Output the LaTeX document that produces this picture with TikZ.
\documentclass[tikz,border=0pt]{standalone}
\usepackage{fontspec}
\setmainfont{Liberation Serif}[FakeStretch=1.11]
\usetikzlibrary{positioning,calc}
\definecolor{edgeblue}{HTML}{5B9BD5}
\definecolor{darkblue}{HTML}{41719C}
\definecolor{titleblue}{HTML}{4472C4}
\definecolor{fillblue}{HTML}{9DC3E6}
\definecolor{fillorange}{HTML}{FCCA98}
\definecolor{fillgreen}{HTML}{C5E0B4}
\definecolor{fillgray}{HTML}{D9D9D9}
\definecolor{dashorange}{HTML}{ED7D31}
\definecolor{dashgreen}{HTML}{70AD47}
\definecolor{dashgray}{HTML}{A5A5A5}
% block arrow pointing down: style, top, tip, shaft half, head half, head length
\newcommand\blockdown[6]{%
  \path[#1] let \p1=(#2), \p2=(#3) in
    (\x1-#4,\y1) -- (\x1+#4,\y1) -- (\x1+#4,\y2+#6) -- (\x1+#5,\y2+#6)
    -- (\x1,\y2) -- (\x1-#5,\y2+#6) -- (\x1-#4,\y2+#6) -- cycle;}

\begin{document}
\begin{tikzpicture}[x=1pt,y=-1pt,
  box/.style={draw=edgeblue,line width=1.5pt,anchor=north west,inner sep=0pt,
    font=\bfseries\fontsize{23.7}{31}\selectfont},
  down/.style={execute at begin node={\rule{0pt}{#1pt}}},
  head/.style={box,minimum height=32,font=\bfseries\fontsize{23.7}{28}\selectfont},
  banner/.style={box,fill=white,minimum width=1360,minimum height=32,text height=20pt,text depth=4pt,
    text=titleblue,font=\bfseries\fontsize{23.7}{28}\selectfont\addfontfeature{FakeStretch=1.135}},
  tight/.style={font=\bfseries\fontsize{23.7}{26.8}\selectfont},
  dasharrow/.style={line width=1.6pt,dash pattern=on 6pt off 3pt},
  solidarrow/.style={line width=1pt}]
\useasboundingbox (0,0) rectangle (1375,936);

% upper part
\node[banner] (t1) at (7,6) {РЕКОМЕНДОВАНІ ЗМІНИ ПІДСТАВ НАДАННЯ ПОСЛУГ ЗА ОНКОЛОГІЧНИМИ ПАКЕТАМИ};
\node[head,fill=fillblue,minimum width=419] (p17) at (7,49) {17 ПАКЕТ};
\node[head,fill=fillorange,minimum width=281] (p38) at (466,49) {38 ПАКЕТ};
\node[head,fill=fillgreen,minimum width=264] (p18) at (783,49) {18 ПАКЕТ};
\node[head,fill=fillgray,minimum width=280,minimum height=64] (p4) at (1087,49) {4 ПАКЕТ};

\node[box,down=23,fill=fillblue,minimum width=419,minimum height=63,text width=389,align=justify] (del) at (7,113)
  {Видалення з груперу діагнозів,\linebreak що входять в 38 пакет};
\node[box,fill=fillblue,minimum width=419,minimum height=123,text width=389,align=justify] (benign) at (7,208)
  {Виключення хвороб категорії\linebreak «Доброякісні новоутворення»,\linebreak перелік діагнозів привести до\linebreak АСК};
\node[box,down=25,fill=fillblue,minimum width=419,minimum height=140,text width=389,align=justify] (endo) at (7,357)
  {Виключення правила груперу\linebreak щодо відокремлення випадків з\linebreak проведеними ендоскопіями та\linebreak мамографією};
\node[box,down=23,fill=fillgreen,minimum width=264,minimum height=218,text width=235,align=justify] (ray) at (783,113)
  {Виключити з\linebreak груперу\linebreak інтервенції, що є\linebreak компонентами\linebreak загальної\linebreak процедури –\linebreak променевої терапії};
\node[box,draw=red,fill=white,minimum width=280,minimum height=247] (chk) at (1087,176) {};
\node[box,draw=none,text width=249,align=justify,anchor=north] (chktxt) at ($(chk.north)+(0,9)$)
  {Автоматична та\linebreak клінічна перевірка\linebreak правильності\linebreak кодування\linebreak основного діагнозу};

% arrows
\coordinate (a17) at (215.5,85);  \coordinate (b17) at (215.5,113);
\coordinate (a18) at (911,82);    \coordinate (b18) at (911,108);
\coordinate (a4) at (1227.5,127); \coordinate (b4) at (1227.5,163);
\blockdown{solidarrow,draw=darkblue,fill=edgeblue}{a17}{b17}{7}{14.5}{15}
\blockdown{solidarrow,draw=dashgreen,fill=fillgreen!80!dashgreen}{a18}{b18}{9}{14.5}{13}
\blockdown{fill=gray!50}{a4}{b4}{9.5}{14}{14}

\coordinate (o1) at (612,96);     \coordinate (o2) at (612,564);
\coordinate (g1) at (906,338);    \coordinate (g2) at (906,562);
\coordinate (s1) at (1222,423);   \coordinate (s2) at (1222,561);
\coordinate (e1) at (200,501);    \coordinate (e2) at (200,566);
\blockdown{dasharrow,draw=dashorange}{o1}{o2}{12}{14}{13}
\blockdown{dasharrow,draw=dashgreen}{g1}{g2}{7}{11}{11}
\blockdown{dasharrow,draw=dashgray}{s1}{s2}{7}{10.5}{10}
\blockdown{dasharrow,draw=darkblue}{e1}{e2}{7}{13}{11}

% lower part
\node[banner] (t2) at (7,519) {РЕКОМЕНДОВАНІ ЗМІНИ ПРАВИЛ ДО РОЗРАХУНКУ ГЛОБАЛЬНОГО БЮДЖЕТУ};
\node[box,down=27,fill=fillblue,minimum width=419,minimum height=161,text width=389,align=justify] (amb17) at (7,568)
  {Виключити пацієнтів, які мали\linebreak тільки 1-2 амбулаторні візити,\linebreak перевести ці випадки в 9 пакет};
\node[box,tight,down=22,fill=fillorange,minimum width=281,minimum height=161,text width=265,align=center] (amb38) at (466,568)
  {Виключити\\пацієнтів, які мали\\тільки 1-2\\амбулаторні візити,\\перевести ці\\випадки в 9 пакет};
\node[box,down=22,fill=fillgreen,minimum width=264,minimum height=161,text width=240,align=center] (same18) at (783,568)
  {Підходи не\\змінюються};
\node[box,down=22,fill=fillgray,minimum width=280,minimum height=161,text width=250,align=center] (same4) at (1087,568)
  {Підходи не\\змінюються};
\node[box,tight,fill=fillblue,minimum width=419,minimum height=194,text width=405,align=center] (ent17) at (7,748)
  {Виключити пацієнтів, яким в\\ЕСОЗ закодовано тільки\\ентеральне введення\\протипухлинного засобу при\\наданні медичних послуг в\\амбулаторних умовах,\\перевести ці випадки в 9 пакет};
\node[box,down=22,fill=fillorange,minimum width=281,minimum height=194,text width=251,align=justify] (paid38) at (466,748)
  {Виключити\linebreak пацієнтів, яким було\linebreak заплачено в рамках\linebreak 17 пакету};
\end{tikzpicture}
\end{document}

◆ SET TASK
Quote each line above in full, word for word.

◆ OUTPUT FOR THIS TASK
Output the LaTeX document that produces this picture with TikZ.
\documentclass[tikz,border=0pt]{standalone}
\usepackage{fontspec}
\setmainfont{Liberation Serif}[FakeStretch=1.11]
\usetikzlibrary{positioning,calc}
\definecolor{edgeblue}{HTML}{5B9BD5}
\definecolor{darkblue}{HTML}{41719C}
\definecolor{titleblue}{HTML}{4472C4}
\definecolor{fillblue}{HTML}{9DC3E6}
\definecolor{fillorange}{HTML}{FCCA98}
\definecolor{fillgreen}{HTML}{C5E0B4}
\definecolor{fillgray}{HTML}{D9D9D9}
\definecolor{dashorange}{HTML}{ED7D31}
\definecolor{dashgreen}{HTML}{70AD47}
\definecolor{dashgray}{HTML}{A5A5A5}
% block arrow pointing down: style, top, tip, shaft half, head half, head length
\newcommand\blockdown[6]{%
  \path[#1] let \p1=(#2), \p2=(#3) in
    (\x1-#4,\y1) -- (\x1+#4,\y1) -- (\x1+#4,\y2+#6) -- (\x1+#5,\y2+#6)
    -- (\x1,\y2) -- (\x1-#5,\y2+#6) -- (\x1-#4,\y2+#6) -- cycle;}

\begin{document}
\begin{tikzpicture}[x=1pt,y=-1pt,
  box/.style={draw=edgeblue,line width=1.5pt,anchor=north west,inner sep=0pt,
    font=\bfseries\fontsize{23.7}{31}\selectfont},
  down/.style={execute at begin node={\rule{0pt}{#1pt}}},
  head/.style={box,minimum height=32,font=\bfseries\fontsize{23.7}{28}\selectfont},
  banner/.style={box,fill=white,minimum width=1360,minimum height=32,text height=20pt,text depth=4pt,
    text=titleblue,font=\bfseries\fontsize{23.7}{28}\selectfont\addfontfeature{FakeStretch=1.135}},
  tight/.style={font=\bfseries\fontsize{23.7}{26.8}\selectfont},
  dasharrow/.style={line width=1.6pt,dash pattern=on 6pt off 3pt},
  solidarrow/.style={line width=1pt}]
\useasboundingbox (0,0) rectangle (1375,936);

% upper part
\node[banner] (t1) at (7,6) {РЕКОМЕНДОВАНІ ЗМІНИ ПІДСТАВ НАДАННЯ ПОСЛУГ ЗА ОНКОЛОГІЧНИМИ ПАКЕТАМИ};
\node[head,fill=fillblue,minimum width=419] (p17) at (7,49) {17 ПАКЕТ};
\node[head,fill=fillorange,minimum width=281] (p38) at (466,49) {38 ПАКЕТ};
\node[head,fill=fillgreen,minimum width=264] (p18) at (783,49) {18 ПАКЕТ};
\node[head,fill=fillgray,minimum width=280,minimum height=64] (p4) at (1087,49) {4 ПАКЕТ};

\node[box,down=23,fill=fillblue,minimum width=419,minimum height=63,text width=389,align=justify] (del) at (7,113)
  {Видалення з груперу діагнозів,\linebreak що входять в 38 пакет};
\node[box,fill=fillblue,minimum width=419,minimum height=123,text width=389,align=justify] (benign) at (7,208)
  {Виключення хвороб категорії\linebreak «Доброякісні новоутворення»,\linebreak перелік діагнозів привести до\linebreak АСК};
\node[box,down=25,fill=fillblue,minimum width=419,minimum height=140,text width=389,align=justify] (endo) at (7,357)
  {Виключення правила груперу\linebreak щодо відокремлення випадків з\linebreak проведеними ендоскопіями та\linebreak мамографією};
\node[box,down=23,fill=fillgreen,minimum width=264,minimum height=218,text width=235,align=justify] (ray) at (783,113)
  {Виключити з\linebreak груперу\linebreak інтервенції, що є\linebreak компонентами\linebreak загальної\linebreak процедури –\linebreak променевої терапії};
\node[box,draw=red,fill=white,minimum width=280,minimum height=247] (chk) at (1087,176) {};
\node[box,draw=none,text width=249,align=justify,anchor=north] (chktxt) at ($(chk.north)+(0,9)$)
  {Автоматична та\linebreak клінічна перевірка\linebreak правильності\linebreak кодування\linebreak основного діагнозу};

% arrows
\coordinate (a17) at (215.5,85);  \coordinate (b17) at (215.5,113);
\coordinate (a18) at (911,82);    \coordinate (b18) at (911,108);
\coordinate (a4) at (1227.5,127); \coordinate (b4) at (1227.5,163);
\blockdown{solidarrow,draw=darkblue,fill=edgeblue}{a17}{b17}{7}{14.5}{15}
\blockdown{solidarrow,draw=dashgreen,fill=fillgreen!80!dashgreen}{a18}{b18}{9}{14.5}{13}
\blockdown{fill=gray!50}{a4}{b4}{9.5}{14}{14}

\coordinate (o1) at (612,96);     \coordinate (o2) at (612,564);
\coordinate (g1) at (906,338);    \coordinate (g2) at (906,562);
\coordinate (s1) at (1222,423);   \coordinate (s2) at (1222,561);
\coordinate (e1) at (200,501);    \coordinate (e2) at (200,566);
\blockdown{dasharrow,draw=dashorange}{o1}{o2}{12}{14}{13}
\blockdown{dasharrow,draw=dashgreen}{g1}{g2}{7}{11}{11}
\blockdown{dasharrow,draw=dashgray}{s1}{s2}{7}{10.5}{10}
\blockdown{dasharrow,draw=darkblue}{e1}{e2}{7}{13}{11}

% lower part
\node[banner] (t2) at (7,519) {РЕКОМЕНДОВАНІ ЗМІНИ ПРАВИЛ ДО РОЗРАХУНКУ ГЛОБАЛЬНОГО БЮДЖЕТУ};
\node[box,down=27,fill=fillblue,minimum width=419,minimum height=161,text width=389,align=justify] (amb17) at (7,568)
  {Виключити пацієнтів, які мали\linebreak тільки 1-2 амбулаторні візити,\linebreak перевести ці випадки в 9 пакет};
\node[box,tight,down=22,fill=fillorange,minimum width=281,minimum height=161,text width=265,align=center] (amb38) at (466,568)
  {Виключити\\пацієнтів, які мали\\тільки 1-2\\амбулаторні візити,\\перевести ці\\випадки в 9 пакет};
\node[box,down=22,fill=fillgreen,minimum width=264,minimum height=161,text width=240,align=center] (same18) at (783,568)
  {Підходи не\\змінюються};
\node[box,down=22,fill=fillgray,minimum width=280,minimum height=161,text width=250,align=center] (same4) at (1087,568)
  {Підходи не\\змінюються};
\node[box,tight,fill=fillblue,minimum width=419,minimum height=194,text width=405,align=center] (ent17) at (7,748)
  {Виключити пацієнтів, яким в\\ЕСОЗ закодовано тільки\\ентеральне введення\\протипухлинного засобу при\\наданні медичних послуг в\\амбулаторних умовах,\\перевести ці випадки в 9 пакет};
\node[box,down=22,fill=fillorange,minimum width=281,minimum height=194,text width=251,align=justify] (paid38) at (466,748)
  {Виключити\linebreak пацієнтів, яким було\linebreak заплачено в рамках\linebreak 17 пакету};
\end{tikzpicture}
\end{document}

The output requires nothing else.